Why do humans do these things? If we remove the why then we remove the harm inflicted on others. I'm saying that the nail doesn't have to be hammered, but you think that it does. Do you think that people HAVE to inflict harm on others? I don't. I know that pain and suffering will always exist, but I insist that it can be lessened if we work at it.
Regarding religion, if they don't find a reason to kill others, then they won't. You act like people are animals waiting to pounce on other unsuspecting people to kill them. I, personally, am not looking for reasons to kill the person just to the right of me. I simply have no desire to harm this man. But according to you, I'm ready to pounce. But if you plant the idea in my head that this man is seconds away from whipping out a pistol and gunning me down, then that IDEA might change my actions.

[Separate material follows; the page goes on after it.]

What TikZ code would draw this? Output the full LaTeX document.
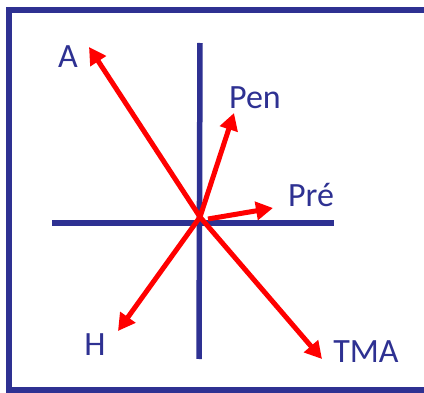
\documentclass[tikz,border=0pt]{standalone}
\usepackage{fontspec}
\setmainfont{Carlito}
\usetikzlibrary{arrows.meta}
\definecolor{axisblue}{RGB}{46,49,146}
\definecolor{vecred}{RGB}{255,0,0}
\begin{document}
\begin{tikzpicture}[x=1pt,y=1pt,
  axisline/.style={draw=axisblue,line width=5.5pt},
  vec/.style={draw=vecred,line width=5pt,-{Triangle[length=17pt,width=18pt]}},
  lbl/.style={text=axisblue,font=\fontsize{34}{38}\selectfont,inner sep=0pt}]
\useasboundingbox (0,0) rectangle (424,392);
\clip (0,0) rectangle (424,392);
\fill[white] (0,0) rectangle (424,392);
\draw[axisline] (9,382) rectangle (440,2);
% axes
\coordinate (vtop) at (200,349);
\coordinate (vbot) at (199,33);
\coordinate (hleft) at (52,169);
\coordinate (hright) at (334,169);
\draw[axisline] (vtop) -- (vbot);
\draw[axisline] (hleft) -- (hright);
% vectors
\coordinate (O) at (200,175);
\coordinate (O2) at (208,173);
\coordinate (tA) at (89,345);
\coordinate (tPen) at (234,279);
\coordinate (tPre) at (273,184);
\coordinate (tH) at (118,61);
\coordinate (tTMA) at (322,33);
\draw[vec] (O) -- (tA);
\draw[vec] (O) -- (tPen);
\draw[vec] (O2) -- (tPre);
\draw[vec] (O) -- (tH);
\draw[vec] (O) -- (tTMA);
% labels
\node[lbl] (lA) at (68,335) {A};
\node[lbl] (lPen) at (255,294) {Pen};
\node[lbl] (lPre) at (311,197) {Pré};
\node[lbl] (lH) at (95,47) {H};
\node[lbl] (lTMA) at (366,40) {TMA};
\end{tikzpicture}
\end{document}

Humans are animals. We have cognitive abilities, but that only separates us from the animal kingdom by one factor. We have the same lower-brain functions as animals, we just layer reason on top of those functions. Unfortunately, the ability to reason has not shown the ability to overcome those basic animal behaviors in all humans. Until that evolutionary step occurs, if it ever does, humans will still harm humans every single day.
The nail doesn't
have to be hammered, but the nail
will be hammered, because humans feel the need to hammer. Again, this is based on observed human behavior since the dawn of recorded history. Paleontologists have found numerous examples of humans who have died at the hands of other humans before any of the world's current major religions were ever founded. There is no evidence to suggest that humans ever have lived in any kind of utopian peace with each other, and being animals such a concept runs counter to observed behaviors.
Animals, including humans, compete for food, shelter, prosperity, safety, comfort... you name it. The basic things that all animals want, humans want, just in human ways. We use a variety of reasons to do this, with religion being just one of tens of thousands.
I am not telling you what I
want to happen. I am simply telling you what is easily observed to happen, and which has happened since before humans were truly
homo sapiens sapiens.
I agree that if they don't find a reason to harm others then humans won't, but those reasons to harm are as multitudinous as grains of sand on the beach. You're stepping into a weapons store with 10,000,000 weapons and saying, "If we take away
that gun, less people will be harmed." I'm saying that the difference between 10,000,000 excuses to harm people and 9,999,999 reasons to harm people are statistically zero.